→ Plotting code records
•••••

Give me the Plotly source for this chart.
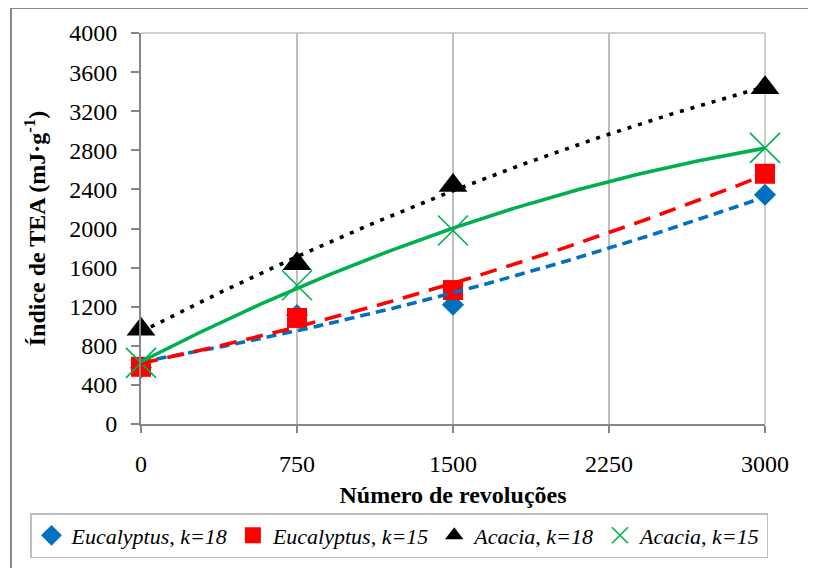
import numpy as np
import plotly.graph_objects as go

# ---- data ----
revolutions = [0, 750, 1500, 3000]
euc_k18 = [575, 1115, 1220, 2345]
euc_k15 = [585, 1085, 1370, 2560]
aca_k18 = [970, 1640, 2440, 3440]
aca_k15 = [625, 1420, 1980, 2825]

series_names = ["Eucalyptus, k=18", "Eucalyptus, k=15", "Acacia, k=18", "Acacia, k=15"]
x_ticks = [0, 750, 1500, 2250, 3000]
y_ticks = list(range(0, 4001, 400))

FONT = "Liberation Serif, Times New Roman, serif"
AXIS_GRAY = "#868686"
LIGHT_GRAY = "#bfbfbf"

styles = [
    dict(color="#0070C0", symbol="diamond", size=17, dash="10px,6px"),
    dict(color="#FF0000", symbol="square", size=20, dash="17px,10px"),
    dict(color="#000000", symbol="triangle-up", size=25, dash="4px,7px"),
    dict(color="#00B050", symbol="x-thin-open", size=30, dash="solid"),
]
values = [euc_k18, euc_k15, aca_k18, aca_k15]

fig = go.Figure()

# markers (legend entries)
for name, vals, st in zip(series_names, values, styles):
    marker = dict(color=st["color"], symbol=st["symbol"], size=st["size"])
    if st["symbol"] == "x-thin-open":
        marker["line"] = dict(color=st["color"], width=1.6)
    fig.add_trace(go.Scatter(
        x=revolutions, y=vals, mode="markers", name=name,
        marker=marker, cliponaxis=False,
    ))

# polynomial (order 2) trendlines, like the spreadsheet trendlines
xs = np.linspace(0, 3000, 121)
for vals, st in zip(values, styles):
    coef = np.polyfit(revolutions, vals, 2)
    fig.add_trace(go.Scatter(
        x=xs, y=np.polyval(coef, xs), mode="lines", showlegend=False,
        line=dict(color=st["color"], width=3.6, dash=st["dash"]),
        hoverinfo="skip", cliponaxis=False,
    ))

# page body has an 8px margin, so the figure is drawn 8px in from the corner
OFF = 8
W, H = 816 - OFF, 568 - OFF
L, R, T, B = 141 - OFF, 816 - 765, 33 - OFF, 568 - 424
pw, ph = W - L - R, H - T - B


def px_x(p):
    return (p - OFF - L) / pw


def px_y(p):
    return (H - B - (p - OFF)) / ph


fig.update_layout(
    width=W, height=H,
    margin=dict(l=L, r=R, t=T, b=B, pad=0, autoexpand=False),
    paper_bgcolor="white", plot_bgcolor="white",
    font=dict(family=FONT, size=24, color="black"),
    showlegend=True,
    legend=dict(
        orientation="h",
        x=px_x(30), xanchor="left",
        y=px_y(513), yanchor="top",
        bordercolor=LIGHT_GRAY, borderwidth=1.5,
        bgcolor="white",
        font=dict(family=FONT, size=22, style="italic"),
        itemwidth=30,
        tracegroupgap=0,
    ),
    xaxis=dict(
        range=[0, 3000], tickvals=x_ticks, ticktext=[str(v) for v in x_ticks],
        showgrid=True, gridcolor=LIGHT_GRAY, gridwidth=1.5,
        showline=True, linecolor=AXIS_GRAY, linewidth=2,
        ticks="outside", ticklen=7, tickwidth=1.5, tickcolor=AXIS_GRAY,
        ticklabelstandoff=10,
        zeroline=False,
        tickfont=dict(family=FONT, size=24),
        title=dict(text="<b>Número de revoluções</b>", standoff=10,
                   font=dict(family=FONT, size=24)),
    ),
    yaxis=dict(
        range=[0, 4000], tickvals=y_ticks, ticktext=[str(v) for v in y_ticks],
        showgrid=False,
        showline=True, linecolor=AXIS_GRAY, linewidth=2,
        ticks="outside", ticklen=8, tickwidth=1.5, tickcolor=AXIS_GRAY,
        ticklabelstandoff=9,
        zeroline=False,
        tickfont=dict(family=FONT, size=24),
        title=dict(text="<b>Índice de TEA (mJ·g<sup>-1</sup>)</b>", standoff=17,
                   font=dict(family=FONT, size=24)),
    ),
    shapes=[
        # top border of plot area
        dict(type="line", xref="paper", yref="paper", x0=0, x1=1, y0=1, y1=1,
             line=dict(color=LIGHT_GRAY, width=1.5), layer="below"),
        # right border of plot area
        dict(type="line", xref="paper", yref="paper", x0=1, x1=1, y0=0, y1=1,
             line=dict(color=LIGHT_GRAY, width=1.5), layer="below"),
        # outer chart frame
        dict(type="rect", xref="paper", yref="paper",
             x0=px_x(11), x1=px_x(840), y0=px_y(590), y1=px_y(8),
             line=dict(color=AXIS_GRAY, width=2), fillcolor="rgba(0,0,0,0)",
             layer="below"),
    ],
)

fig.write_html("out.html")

•••••

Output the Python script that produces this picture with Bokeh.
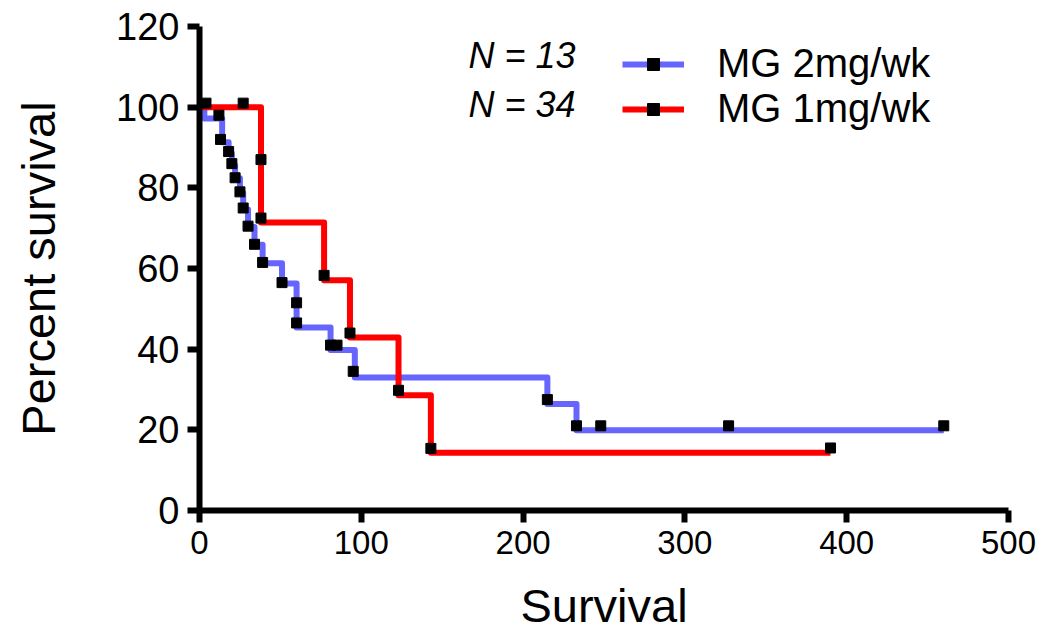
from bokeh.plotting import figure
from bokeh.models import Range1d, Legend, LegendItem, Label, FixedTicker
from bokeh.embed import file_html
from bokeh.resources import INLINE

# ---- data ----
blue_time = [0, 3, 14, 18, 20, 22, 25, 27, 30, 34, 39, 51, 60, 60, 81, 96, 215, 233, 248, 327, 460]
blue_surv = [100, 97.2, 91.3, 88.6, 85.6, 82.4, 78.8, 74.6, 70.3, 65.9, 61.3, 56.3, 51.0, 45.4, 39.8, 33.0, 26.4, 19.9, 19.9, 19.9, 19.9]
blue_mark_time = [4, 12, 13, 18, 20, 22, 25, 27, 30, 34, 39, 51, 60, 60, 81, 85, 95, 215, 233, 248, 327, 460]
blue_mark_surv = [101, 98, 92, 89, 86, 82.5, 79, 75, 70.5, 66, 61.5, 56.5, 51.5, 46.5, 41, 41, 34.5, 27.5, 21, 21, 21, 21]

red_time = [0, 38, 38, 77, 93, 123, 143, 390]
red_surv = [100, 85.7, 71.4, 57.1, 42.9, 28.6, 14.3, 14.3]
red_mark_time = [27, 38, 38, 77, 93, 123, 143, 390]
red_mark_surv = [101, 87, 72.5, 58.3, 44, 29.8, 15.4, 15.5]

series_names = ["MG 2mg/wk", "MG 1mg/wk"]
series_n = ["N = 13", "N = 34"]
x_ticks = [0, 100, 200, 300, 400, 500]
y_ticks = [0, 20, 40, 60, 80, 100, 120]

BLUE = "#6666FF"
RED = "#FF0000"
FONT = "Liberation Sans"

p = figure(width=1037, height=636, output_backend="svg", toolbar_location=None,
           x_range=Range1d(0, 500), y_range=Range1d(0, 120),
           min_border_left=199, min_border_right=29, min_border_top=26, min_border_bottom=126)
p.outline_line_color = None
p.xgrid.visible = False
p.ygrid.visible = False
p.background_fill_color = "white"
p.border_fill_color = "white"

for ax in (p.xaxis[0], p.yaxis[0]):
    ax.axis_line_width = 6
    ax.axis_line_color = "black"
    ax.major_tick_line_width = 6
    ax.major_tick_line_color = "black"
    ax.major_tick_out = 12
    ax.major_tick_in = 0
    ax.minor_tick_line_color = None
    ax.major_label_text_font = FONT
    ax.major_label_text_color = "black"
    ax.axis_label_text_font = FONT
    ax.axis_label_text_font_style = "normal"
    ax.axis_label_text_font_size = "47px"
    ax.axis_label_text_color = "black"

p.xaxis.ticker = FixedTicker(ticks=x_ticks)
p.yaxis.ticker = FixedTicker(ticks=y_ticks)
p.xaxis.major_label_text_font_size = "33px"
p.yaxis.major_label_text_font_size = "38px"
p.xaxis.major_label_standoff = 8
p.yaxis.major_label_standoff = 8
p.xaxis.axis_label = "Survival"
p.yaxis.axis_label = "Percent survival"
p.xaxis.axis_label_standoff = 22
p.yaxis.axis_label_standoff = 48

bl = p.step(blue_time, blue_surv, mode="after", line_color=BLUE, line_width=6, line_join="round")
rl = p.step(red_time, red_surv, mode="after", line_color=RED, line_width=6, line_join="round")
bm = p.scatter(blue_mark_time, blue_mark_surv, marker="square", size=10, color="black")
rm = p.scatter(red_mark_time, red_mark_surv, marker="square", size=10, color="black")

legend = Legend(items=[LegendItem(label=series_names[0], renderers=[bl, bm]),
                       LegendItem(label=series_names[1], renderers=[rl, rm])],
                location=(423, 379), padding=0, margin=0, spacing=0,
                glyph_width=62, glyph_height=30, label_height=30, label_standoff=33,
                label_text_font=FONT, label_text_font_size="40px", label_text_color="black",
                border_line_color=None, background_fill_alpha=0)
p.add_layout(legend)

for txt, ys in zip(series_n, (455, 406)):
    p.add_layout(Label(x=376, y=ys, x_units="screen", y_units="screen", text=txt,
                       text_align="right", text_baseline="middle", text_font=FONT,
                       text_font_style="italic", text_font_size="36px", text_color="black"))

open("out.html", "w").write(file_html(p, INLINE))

•••••

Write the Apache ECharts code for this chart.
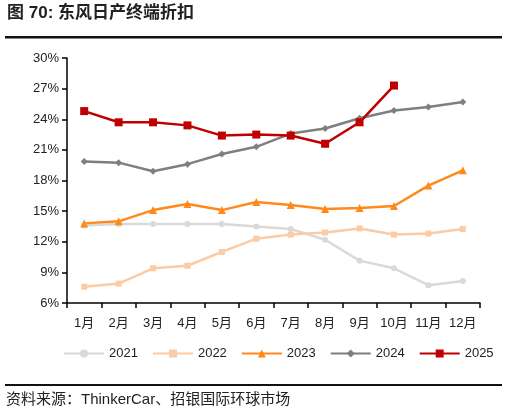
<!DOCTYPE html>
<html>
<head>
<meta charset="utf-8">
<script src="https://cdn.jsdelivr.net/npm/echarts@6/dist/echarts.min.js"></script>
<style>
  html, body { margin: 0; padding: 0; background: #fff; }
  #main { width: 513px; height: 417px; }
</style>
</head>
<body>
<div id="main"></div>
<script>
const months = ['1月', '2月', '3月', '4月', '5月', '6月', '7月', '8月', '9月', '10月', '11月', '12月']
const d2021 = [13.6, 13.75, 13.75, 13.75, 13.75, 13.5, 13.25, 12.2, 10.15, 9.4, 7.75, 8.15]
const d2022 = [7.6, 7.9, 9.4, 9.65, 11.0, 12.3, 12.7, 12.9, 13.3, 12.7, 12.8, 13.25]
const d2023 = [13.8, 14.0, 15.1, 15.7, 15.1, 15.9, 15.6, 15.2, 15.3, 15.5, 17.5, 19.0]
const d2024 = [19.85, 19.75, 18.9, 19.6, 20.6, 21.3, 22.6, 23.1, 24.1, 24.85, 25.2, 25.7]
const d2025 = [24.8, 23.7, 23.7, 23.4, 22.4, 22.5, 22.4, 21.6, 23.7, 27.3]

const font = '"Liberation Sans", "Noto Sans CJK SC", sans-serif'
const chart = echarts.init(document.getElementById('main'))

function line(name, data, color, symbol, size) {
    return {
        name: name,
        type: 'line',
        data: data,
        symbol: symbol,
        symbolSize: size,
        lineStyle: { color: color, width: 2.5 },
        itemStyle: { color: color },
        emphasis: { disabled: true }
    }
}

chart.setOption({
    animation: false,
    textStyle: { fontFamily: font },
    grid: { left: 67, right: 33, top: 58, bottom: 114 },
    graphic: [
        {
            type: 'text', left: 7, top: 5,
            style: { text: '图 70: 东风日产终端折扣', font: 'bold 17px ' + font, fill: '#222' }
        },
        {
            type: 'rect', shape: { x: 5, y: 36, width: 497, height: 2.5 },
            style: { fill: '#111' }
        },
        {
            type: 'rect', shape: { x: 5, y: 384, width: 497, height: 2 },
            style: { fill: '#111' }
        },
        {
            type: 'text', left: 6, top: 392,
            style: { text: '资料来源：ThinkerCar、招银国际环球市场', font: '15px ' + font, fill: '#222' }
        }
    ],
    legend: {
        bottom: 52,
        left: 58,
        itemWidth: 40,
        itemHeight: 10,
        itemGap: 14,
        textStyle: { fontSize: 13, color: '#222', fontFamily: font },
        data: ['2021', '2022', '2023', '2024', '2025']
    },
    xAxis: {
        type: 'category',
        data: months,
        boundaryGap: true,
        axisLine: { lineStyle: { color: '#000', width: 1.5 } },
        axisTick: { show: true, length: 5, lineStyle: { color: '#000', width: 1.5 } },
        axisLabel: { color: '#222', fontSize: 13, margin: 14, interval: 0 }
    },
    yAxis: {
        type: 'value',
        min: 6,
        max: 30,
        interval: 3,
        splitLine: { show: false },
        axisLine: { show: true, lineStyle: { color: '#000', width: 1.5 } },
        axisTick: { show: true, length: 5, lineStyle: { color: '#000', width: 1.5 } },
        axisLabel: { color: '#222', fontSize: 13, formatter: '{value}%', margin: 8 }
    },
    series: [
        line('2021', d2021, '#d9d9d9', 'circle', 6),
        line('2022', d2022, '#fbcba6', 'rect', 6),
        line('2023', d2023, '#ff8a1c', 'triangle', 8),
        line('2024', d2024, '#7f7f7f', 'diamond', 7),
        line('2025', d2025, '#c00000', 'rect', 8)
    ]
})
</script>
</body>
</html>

•••••

→ Task objective
Transcribe only the lines from the line holding "Write the Apache ECharts code for this chart." through the line holding "21.6, 23.7, 27.3]", inclusive, without any of the pictures.

→ The completed task
Write the Apache ECharts code for this chart.
<!DOCTYPE html>
<html>
<head>
<meta charset="utf-8">
<script src="https://cdn.jsdelivr.net/npm/echarts@6/dist/echarts.min.js"></script>
<style>
  html, body { margin: 0; padding: 0; background: #fff; }
  #main { width: 513px; height: 417px; }
</style>
</head>
<body>
<div id="main"></div>
<script>
const months = ['1月', '2月', '3月', '4月', '5月', '6月', '7月', '8月', '9月', '10月', '11月', '12月']
const d2021 = [13.6, 13.75, 13.75, 13.75, 13.75, 13.5, 13.25, 12.2, 10.15, 9.4, 7.75, 8.15]
const d2022 = [7.6, 7.9, 9.4, 9.65, 11.0, 12.3, 12.7, 12.9, 13.3, 12.7, 12.8, 13.25]
const d2023 = [13.8, 14.0, 15.1, 15.7, 15.1, 15.9, 15.6, 15.2, 15.3, 15.5, 17.5, 19.0]
const d2024 = [19.85, 19.75, 18.9, 19.6, 20.6, 21.3, 22.6, 23.1, 24.1, 24.85, 25.2, 25.7]
const d2025 = [24.8, 23.7, 23.7, 23.4, 22.4, 22.5, 22.4, 21.6, 23.7, 27.3]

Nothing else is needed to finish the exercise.